There were courses that showed the kitchen's ability to produce amazing savory dishes. There was the small but thick block of veal marrow topped with caviar and accompanied by an ephemeral beet foam that melded the solid flavors of fish and beast into a distinct microcosm of earth, sea and air. Or luscious headless prawn, so perfectly grilled that its flesh was tender but its shell and legs so crisp as to be edible — served alongside an intense "Thai-flavored" soup (all two spoonfuls of it!) made from the crustacean's brain, which one of my well-traveled companions proclaimed to be the distilled essence of Thai cooking.

Dinner at elBulli is always crafted to engage the diner's thoughts and emotions as much as taste buds, and our last supper was no exception. The offerings included a "contest" in the form of a plate of gelatin on which about 10 little slivers of different spices had been arranged in a circle, the identities of which the diners had to distinguish by taste on an accompanying list. I tied for top place at our table with eight correct answers; a guest at a different table got full marks. Later in the evening, I discovered I was not all that smart. Adrià had reprised a dish of hare served with a beautiful glass of its own blood, more intensely red than any wine. The last time I had tasted the dish, I simply took the master chef's word for it. On its return, however, one of my companions declared, "This 'blood,' it's red beet juice." The server smiled at her approvingly, delighted that someone, at last, had gotten the joke.

The spice contest reminded me of another dish I had had in the past. That time, after a swift succession of culinary magic, Adrià had presented us with a plate of 10 tiny fronds, every one a different kind of seaweed. We were told simply to eat them in clockwise order. Each leaf was a different experience, the entire exercise a revelation — no test required, yet still a deeply satisfying intellectual palate cleanser.

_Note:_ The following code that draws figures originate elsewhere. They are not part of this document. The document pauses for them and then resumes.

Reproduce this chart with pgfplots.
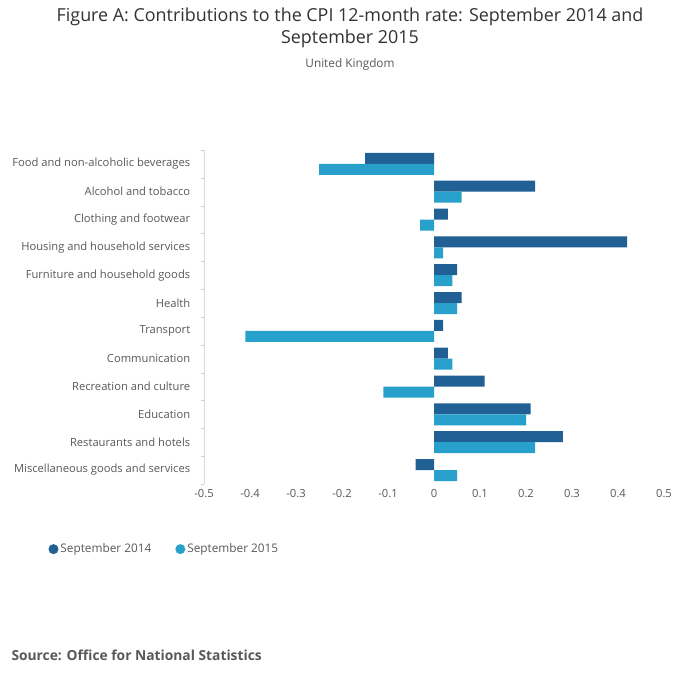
\documentclass[border=0pt]{standalone}
\usepackage{pgfplots}
\pgfplotsset{compat=1.18}
\usepackage{fontspec}
\setmainfont{Open Sans}
\definecolor{dk}{HTML}{206095}
\definecolor{lt}{HTML}{27A0CC}
\definecolor{tx}{HTML}{595959}
\begin{document}
\begin{tikzpicture}[x=1pt,y=1pt]
\fill[white] (0,0) rectangle (700,682);
\node[font=\fontsize{17.9}{21.5}\selectfont,color=black!80,align=center] at (350,654) {Figure A: Contributions to the CPI 12-month rate: September 2014 and\\September 2015};
\node[font=\fontsize{11.8}{14}\selectfont,color=tx] at (350,618) {United Kingdom};
\node[font=\bfseries\fontsize{13.8}{16}\selectfont,color=tx,anchor=west] at (8,27) {Source: Office for National Statistics};
\begin{axis}[at={(204pt,198pt)},anchor=south west,scale only axis,width=460pt,height=334pt,
 xbar, bar width=11pt,
 xmin=-0.5,xmax=0.5,ymin=-0.5,ymax=11.5,
 xtick={-0.5,-0.4,...,0.5},
 xticklabels={-0.5,-0.4,-0.3,-0.2,-0.1,0,0.1,0.2,0.3,0.4,0.5},
 ytick={0,...,11},
 yticklabels={Miscellaneous goods and services,Restaurants and hotels,Education,Recreation and culture,Communication,Transport,Health,Furniture and household goods,Housing and household services,Clothing and footwear,Alcohol and tobacco,Food and non-alcoholic beverages},
 minor ytick={-0.5,0.5,...,11.5},
 axis x line*=bottom, x axis line style={draw=none},
 axis y line*=left, y axis line style={draw=gray!30},
 major y tick style={draw=none}, minor y tick style={draw=gray!40},
 major x tick style={draw=none},
 tick label style={font=\fontsize{11.2}{13}\selectfont,color=tx},
 yticklabel style={xshift=-6pt},
 xticklabel style={yshift=-2pt},
 legend style={at={(rel axis cs:-0.345,-0.195)},anchor=west,draw=none,legend columns=2,font=\fontsize{11.8}{14}\selectfont,text=tx,/tikz/every even column/.append style={column sep=22pt}},
 legend image code/.code={\fill[#1] (0.3em,0) circle (5pt);},
]
\addplot[fill=dk,draw=none,bar shift=5.5pt] coordinates {(-0.04,0) (0.28,1) (0.21,2) (0.11,3) (0.03,4) (0.02,5) (0.06,6) (0.05,7) (0.42,8) (0.03,9) (0.22,10) (-0.15,11)};
\addplot[fill=lt,draw=none,bar shift=-5.5pt] coordinates {(0.05,0) (0.22,1) (0.20,2) (-0.11,3) (0.04,4) (-0.41,5) (0.05,6) (0.04,7) (0.02,8) (-0.03,9) (0.06,10) (-0.25,11)};
\legend{September 2014,September 2015}
\node[font=\fontsize{12}{14}\selectfont,color=tx,anchor=east] at (rel axis cs:1,-0.11) {Percentage points};
\end{axis}
\end{tikzpicture}
\end{document}
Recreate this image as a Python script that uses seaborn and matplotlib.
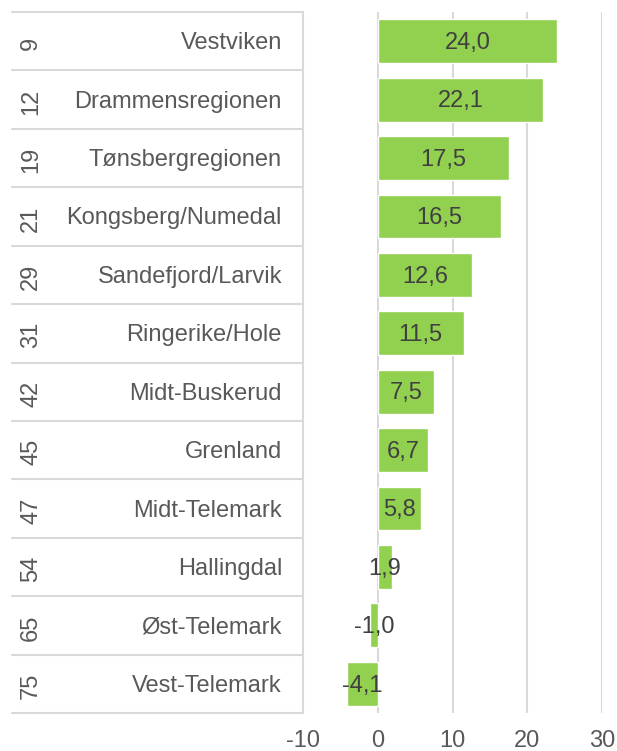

For all its reputed exclusivity, elBulli was a primal experience. Adrià required you not only to eat with your mind and your feelings, but also, often with your fingers. No cutlery was provided for the parmesan egg or the cotton-candy garden. For a restaurant of its stature, there was nothing forbidding or austere about it — even with a culinary sorcerer behind the scenes plotting when and what dish made it to specific tables throughout the night.

elBulli for me always felt like visiting the home of a beloved cousin, one you are willing to travel a long distance to see again and again for his mesmerizing idiosyncrasies and company. Until last weekend, dinner at elBulli took place in a nondescript Mediterranean-style building, by a lovely but isolated bay that washes up against a not particularly beautiful beach surrounded by photogenic if dizzying cliffs. But upon your arrival, you were ushered into the warmth of Adrià's disciplined kitchen where he greeted you in person with a handshake or a hug; long-serving staffers smiled greetings without condescension and then conducted you to the terrace for inventive cocktails and the beginning of four hours of a conviviality that bubbled up from the conceptual depths he has plumbed with his magic. You finished a meal at elBulli not just fed, but feeling happier and smarter, even enchanted.

Some may argue that every great restaurant is required to create such an effect, but elBulli did that better than any other in the world. It was a privilege to return, again and again, leaving me with memories on which I will dine out for the rest of my life.